• _What to work on_
Return only the lines from the top of the data down to the one that holds "first_open_e4 = 4166", both included, without any pictures.

- - -

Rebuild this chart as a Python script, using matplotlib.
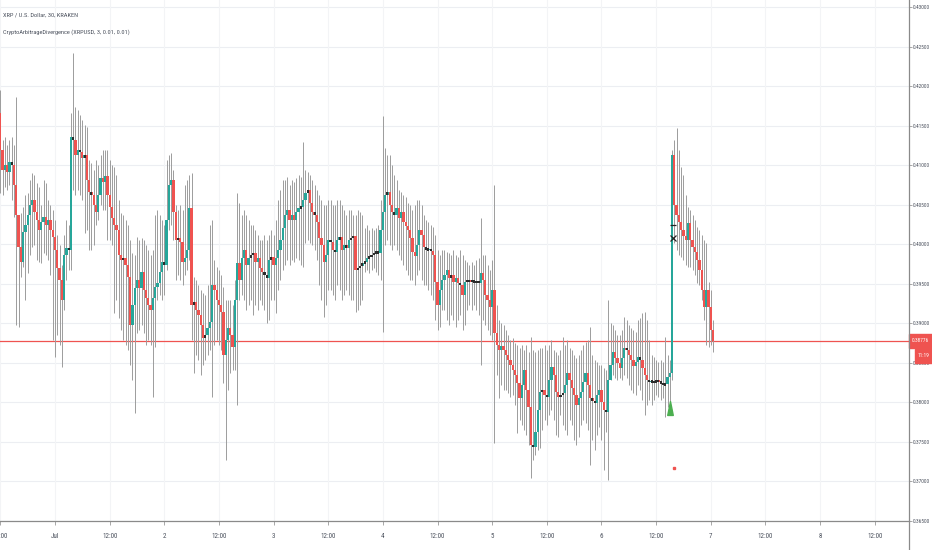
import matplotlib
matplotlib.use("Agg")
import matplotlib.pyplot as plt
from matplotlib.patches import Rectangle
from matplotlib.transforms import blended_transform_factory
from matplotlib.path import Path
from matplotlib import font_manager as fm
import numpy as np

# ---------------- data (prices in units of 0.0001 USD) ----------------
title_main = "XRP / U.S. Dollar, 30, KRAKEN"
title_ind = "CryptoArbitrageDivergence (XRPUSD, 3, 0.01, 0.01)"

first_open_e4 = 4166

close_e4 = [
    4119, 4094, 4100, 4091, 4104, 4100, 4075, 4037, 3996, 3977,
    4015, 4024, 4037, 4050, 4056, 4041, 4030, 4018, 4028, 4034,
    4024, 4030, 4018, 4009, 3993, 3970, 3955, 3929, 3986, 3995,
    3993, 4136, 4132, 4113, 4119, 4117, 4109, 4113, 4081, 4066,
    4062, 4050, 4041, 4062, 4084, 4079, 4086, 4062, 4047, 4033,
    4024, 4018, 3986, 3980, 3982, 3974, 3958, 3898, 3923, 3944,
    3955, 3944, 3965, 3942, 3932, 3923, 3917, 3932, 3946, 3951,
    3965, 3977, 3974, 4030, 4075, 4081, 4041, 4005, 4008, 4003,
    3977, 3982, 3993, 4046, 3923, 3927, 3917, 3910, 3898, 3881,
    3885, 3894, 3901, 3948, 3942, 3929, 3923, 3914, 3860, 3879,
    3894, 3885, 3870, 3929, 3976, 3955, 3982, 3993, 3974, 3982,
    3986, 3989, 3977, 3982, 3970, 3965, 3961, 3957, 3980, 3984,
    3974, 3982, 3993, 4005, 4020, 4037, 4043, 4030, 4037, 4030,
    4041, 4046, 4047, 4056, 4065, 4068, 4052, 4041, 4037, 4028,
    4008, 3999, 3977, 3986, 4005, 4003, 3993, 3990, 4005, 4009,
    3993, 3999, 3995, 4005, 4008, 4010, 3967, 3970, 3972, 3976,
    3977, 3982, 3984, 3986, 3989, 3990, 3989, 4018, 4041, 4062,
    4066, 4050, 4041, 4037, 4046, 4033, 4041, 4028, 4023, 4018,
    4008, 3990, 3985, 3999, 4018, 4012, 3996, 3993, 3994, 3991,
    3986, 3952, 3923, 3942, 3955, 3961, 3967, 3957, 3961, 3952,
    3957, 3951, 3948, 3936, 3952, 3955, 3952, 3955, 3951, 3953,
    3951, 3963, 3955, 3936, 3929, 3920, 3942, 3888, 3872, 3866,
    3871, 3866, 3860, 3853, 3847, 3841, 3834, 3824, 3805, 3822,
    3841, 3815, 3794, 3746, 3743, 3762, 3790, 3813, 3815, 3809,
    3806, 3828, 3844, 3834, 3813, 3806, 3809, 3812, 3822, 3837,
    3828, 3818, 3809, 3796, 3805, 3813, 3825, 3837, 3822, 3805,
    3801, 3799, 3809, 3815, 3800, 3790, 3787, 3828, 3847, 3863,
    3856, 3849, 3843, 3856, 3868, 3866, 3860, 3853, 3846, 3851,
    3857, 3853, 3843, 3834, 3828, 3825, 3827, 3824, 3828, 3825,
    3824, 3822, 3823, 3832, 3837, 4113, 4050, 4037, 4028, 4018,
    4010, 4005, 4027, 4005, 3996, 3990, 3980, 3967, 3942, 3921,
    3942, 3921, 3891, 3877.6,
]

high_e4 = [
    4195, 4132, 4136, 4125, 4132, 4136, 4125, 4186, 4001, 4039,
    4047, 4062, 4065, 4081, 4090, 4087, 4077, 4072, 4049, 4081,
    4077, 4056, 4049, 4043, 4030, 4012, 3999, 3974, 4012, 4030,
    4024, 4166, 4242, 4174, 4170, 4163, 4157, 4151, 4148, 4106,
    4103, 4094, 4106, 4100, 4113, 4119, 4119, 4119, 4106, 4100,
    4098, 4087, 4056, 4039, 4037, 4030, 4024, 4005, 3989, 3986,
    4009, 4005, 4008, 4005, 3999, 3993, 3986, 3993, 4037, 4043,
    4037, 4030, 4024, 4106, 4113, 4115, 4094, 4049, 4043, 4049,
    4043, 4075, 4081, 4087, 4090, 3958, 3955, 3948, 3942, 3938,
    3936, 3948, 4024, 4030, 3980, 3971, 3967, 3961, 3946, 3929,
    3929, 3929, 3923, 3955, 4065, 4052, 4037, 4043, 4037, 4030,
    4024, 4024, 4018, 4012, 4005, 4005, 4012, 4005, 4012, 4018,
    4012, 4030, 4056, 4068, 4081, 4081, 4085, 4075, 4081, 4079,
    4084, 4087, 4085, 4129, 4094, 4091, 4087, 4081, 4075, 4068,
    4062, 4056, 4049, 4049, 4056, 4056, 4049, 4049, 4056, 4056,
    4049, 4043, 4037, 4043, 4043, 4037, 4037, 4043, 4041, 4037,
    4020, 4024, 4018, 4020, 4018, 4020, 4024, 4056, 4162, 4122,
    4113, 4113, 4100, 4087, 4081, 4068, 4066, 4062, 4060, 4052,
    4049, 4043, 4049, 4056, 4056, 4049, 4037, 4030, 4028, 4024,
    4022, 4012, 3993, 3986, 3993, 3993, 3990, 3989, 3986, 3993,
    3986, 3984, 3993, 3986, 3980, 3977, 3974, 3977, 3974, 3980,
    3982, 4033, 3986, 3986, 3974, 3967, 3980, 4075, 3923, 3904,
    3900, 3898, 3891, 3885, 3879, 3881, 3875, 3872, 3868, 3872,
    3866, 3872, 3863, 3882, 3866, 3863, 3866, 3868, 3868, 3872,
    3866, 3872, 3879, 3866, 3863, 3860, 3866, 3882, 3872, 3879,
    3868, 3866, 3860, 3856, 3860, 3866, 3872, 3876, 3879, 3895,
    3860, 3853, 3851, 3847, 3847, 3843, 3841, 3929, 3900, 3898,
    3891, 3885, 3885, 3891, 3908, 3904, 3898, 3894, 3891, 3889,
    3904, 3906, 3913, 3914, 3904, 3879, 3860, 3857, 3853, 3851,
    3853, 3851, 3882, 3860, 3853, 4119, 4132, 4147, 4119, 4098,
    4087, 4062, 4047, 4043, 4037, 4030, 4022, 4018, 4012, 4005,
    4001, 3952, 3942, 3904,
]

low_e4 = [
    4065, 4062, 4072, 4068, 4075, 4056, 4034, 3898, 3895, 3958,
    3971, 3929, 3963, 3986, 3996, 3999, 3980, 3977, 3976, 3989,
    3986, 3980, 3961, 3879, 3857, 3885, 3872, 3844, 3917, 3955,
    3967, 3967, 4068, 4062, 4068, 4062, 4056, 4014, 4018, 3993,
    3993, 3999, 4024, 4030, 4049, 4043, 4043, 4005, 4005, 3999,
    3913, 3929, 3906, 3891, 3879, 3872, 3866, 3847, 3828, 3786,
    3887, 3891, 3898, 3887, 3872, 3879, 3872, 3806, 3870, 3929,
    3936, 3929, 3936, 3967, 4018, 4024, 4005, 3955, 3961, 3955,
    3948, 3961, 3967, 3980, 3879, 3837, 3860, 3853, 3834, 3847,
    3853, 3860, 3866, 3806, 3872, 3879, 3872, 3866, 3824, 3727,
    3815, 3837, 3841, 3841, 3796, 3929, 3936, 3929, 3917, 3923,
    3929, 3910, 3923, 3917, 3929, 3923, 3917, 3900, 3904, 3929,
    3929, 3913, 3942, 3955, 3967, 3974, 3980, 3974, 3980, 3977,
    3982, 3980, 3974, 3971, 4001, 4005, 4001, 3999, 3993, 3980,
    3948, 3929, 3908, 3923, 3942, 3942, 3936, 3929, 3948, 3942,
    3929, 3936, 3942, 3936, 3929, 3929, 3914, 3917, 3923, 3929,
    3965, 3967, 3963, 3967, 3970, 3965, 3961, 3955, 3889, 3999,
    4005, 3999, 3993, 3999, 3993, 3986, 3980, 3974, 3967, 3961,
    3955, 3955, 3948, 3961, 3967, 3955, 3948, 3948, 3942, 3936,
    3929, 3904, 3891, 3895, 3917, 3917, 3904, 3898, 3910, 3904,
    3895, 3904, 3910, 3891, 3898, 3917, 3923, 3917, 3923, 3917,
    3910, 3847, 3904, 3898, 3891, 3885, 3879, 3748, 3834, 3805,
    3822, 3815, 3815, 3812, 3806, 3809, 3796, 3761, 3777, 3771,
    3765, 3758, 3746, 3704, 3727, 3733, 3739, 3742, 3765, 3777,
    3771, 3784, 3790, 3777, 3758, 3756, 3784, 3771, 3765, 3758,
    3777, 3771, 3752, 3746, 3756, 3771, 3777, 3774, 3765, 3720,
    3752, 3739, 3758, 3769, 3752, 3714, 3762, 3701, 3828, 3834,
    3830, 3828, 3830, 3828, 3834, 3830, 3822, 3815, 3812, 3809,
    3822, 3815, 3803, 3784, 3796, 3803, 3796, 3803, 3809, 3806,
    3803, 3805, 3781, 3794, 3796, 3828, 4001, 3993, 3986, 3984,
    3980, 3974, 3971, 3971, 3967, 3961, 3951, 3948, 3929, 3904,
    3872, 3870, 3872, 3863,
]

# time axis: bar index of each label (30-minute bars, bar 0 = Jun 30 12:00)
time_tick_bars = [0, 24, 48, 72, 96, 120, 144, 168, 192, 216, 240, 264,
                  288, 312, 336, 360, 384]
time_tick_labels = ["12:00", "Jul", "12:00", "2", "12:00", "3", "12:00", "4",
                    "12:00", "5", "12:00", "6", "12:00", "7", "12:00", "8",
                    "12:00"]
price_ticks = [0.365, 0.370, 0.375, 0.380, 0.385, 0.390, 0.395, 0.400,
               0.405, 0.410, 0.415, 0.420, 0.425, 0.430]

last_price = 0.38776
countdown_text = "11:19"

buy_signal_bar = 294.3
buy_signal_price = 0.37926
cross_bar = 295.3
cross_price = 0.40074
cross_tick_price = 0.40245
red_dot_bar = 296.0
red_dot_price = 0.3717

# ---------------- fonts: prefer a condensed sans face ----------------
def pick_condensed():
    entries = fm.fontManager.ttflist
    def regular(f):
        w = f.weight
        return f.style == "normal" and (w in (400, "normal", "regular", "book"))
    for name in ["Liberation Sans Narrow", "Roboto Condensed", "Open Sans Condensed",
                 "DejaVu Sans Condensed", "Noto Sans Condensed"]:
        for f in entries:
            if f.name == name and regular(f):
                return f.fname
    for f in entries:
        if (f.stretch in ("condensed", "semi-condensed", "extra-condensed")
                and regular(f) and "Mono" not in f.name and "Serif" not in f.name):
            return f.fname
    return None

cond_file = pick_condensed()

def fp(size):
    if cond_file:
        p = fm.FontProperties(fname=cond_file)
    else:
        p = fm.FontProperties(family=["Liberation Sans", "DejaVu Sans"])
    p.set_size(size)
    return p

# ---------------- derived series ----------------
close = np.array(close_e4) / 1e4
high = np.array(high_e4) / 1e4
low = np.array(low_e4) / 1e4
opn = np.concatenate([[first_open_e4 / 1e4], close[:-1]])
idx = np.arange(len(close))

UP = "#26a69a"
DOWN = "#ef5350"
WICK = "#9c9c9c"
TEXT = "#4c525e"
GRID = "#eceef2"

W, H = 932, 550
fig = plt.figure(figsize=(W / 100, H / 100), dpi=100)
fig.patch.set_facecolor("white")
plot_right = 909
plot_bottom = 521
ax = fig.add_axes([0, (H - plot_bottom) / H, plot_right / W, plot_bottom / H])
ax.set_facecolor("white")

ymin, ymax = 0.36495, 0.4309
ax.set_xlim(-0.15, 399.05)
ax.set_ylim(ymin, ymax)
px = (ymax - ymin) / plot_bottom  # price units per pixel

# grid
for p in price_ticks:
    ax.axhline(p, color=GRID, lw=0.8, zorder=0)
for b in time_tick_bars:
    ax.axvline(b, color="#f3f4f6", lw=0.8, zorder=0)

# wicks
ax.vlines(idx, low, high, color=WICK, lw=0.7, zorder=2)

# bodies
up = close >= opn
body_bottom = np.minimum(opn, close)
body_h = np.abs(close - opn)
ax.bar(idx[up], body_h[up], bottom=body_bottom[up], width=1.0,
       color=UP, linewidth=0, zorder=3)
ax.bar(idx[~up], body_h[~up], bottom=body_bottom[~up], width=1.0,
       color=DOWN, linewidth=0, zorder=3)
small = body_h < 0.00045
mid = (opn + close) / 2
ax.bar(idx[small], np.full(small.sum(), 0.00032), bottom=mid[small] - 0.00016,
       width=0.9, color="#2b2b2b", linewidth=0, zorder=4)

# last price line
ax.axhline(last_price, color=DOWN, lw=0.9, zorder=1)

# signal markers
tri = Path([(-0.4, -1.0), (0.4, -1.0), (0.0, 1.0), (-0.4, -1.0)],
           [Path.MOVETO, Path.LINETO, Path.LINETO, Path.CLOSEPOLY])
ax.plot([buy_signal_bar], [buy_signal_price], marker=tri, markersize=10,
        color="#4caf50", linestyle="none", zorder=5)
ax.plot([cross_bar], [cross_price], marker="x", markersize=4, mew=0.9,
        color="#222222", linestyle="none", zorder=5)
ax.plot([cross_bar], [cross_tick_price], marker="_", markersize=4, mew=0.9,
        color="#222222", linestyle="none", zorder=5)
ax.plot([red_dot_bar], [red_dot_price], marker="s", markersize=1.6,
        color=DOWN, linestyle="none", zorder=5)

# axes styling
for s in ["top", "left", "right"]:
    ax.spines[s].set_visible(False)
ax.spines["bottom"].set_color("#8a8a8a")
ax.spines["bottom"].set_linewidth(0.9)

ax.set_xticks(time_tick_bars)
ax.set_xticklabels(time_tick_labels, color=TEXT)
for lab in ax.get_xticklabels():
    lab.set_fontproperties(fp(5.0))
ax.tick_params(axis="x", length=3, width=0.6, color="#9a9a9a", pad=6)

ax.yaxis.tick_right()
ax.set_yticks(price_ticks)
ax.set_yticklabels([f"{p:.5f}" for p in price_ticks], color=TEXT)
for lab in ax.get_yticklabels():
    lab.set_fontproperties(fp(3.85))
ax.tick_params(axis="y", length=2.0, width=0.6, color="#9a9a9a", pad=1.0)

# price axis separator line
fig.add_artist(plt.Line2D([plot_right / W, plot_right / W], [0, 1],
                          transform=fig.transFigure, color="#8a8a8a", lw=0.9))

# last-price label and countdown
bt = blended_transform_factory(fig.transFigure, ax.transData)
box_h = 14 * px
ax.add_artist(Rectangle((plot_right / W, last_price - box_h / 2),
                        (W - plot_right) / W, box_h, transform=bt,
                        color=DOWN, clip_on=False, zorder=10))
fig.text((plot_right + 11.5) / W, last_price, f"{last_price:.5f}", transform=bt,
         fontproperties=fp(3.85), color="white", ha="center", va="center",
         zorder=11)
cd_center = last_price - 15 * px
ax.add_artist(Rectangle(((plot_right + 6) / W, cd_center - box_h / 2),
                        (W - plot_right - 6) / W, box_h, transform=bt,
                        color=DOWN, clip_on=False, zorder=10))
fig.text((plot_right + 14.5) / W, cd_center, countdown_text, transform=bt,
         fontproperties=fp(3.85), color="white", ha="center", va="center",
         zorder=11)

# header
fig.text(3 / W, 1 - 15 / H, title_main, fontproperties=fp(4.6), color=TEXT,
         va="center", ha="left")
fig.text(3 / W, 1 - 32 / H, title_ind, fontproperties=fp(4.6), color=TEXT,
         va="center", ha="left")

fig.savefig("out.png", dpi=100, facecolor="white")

- - -

• _Response below_
Rebuild this chart as a Python script, using matplotlib.
import matplotlib
matplotlib.use("Agg")
import matplotlib.pyplot as plt
from matplotlib.patches import Rectangle
from matplotlib.transforms import blended_transform_factory
from matplotlib.path import Path
from matplotlib import font_manager as fm
import numpy as np

# ---------------- data (prices in units of 0.0001 USD) ----------------
title_main = "XRP / U.S. Dollar, 30, KRAKEN"
title_ind = "CryptoArbitrageDivergence (XRPUSD, 3, 0.01, 0.01)"

first_open_e4 = 4166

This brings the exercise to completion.